Finalmente, nuestras iglesias deben ser lugares donde la vergüenza es redimida en lugar de negada. En 1 Corintios 6:9-10, Pablo da una lista de pecados vergonzosos que los creyentes no deben tolerar entre ellos. Pero luego pasa a declarar en el v. 11: «Y esto erais alguno de vosotros». Los avergonzados ven a su alrededor en la iglesia y no encuentran a alguien como ellos. Pero por medio de los testimonios públicos, relaciones transparentes, cuidado de los grupos pequeños, e inclusive sabias ilustraciones en los sermones, los avergonzados descubren que están en la compañía de pecadores redimidos.

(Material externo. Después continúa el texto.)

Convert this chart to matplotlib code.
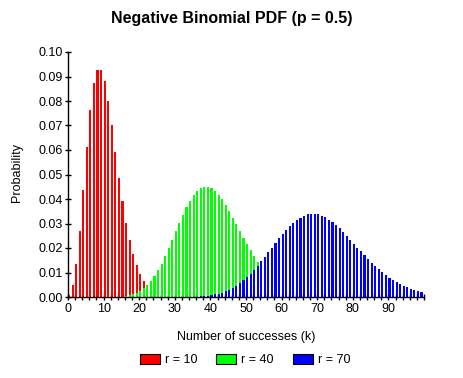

Cuando eso sucede, se transmite la esperanza de que la siguiente declaración de Pablo también podría ser cierta para ellos: «Pero fuisteis lavados, pero fuisteis santificados, pero fuisteis justificados en el nombre del Señor Jesucristo y en el Espíritu de nuestro Dios».
El único tipo de iglesia local que puede traer consuelo a los avergonzados es la iglesia que no se avergüenza del evangelio. Y eso significa reconocer la humillación que Jesús soportó por nosotros. Esto es lo que el hombre que vino a mi oficina se le hacía tan difícil de aceptar. Estaba esperando por un cristianismo que le quitara su falsa vergüenza, sin confrontarlo con su verdadera vergüenza. Pero esto un paquete completo. Él sigue escuchando, sigue batallando. Y nosotros seguimos caminando con él, porque no nos sorprende la vergüenza. Más bien, como cristianos, sabemos tanto lo que es estar avergonzados como el que nuestra vergüenza haya sido removida.